On it’s website ( /americanrescueplan), the USDA stated that, “Eligible Direct Loan borrowers will begin receiving debt relief letters from FSA in the mail on a rolling basis, beginning the week of May 24. . . . After reviewing closely, eligible borrowers should sign the letter when they receive it and return to FSA.” It advises that, in June 2021, the FSA will begin to process signed letters for payments, and “about three weeks after a signed letter is received, socially disadvantaged borrowers who qualify will have their eligible loan balances paid and receive a payment of 20% of their total qualified debt by direct deposit, which may be used for tax liabilities and other fees associated with payment of the debt.”  Id. $3.8 billion was allocated to the program. 

The Foust case.  In May the loan forgiveness program was challenged on constitutional grounds as being racially discriminatory. In Foust, et al. v. Vilsack, No. 21-C-548, 2021 U.S. Dist. LEXIS 108719 (E.D. Wisc.

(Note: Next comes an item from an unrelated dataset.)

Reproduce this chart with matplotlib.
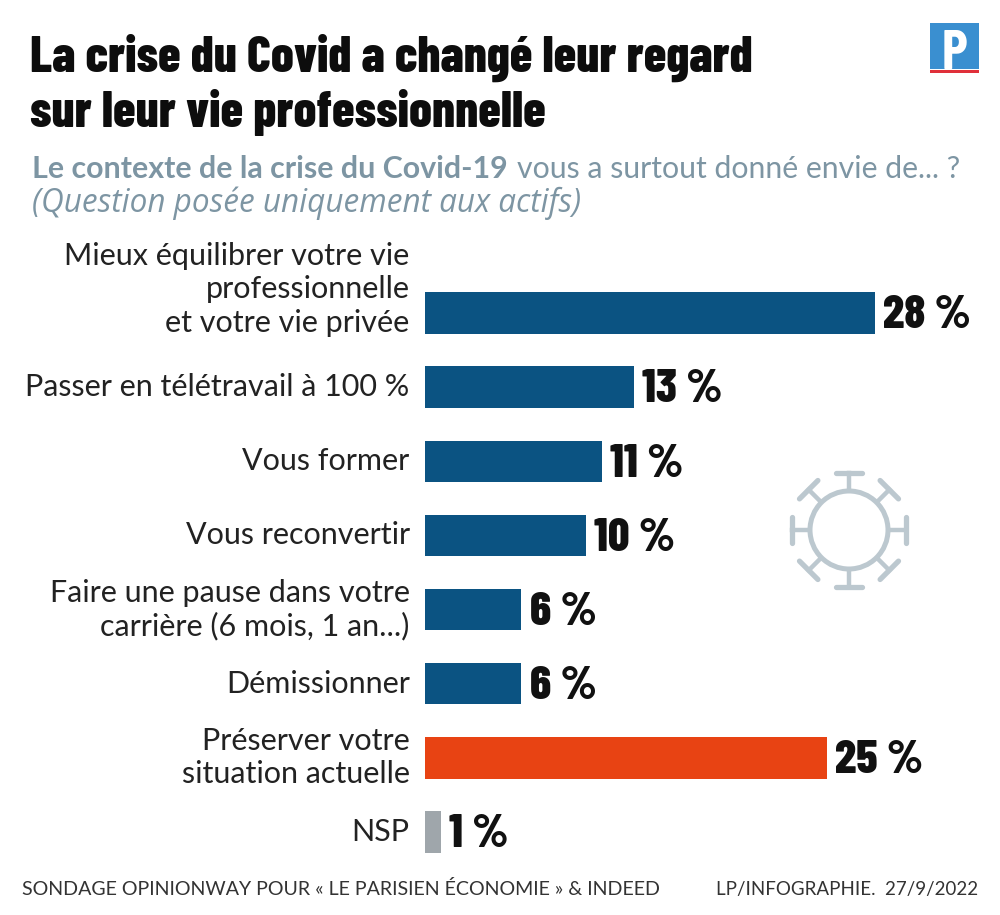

Jun. 10, 2021), the court entered a universal temporary restraining order barring the USDA from forgiving any loans pursuant to ARPA §1005 until the court rules on the plaintiffs’ motion for a preliminary injunction.  The court noted that the plaintiffs’, twelve white farmers from nine states, would suffer irreparable harm without the issuance of the restraining order; did not have adequate traditional legal remedies; and had likelihood of success on the merits.  The court concluded that the USDA lacked a compelling interest for the racial classifications of the loan forgiveness program and failed to target any specific episode of past or present discrimination.  The court also determined that the USDA had no evidence of intentional discrimination by the USDA in the implementation of recent ag subsidies and pandemic relief efforts.  As such, the USDA failed to establish that it had a compelling interest in remedying the effects of past and present discrimination through the distribution of benefits on the basis of racial classifications. 

The court also determined that the plaintiffs were likely to succeed on the merits of their claim that the USDA’s use of race-based criteria in the administration of the program violates their right to equal protection under the law.  The court further determined that if it did not issue the injunction, the USDA would spend the allocated funds for the loan forgiveness program and forgive the loans of minority farmers while the case is pending and would have no incentive to provide similar relief on an equitable basis to others. The court stated, “Plaintiffs are excluded from the program based on their race and are thus experiencing discrimination at the hands of their government.”  Accordingly, the court held that the plaintiffs had established a strong likelihood that Section 1005 of the ARPA is unconstitutional and that the public interest favored the issuance of a temporary restraining order. 

The court’s order bars the USDA from forgiving any loans pursuant to Section 1005 of ARPA until the court rules on the plaintiffs’ motion for a preliminary injunction. 


One would think that in 2021, the U.S. government would not be discriminating in its programs based on immutable characteristics.  I guess not.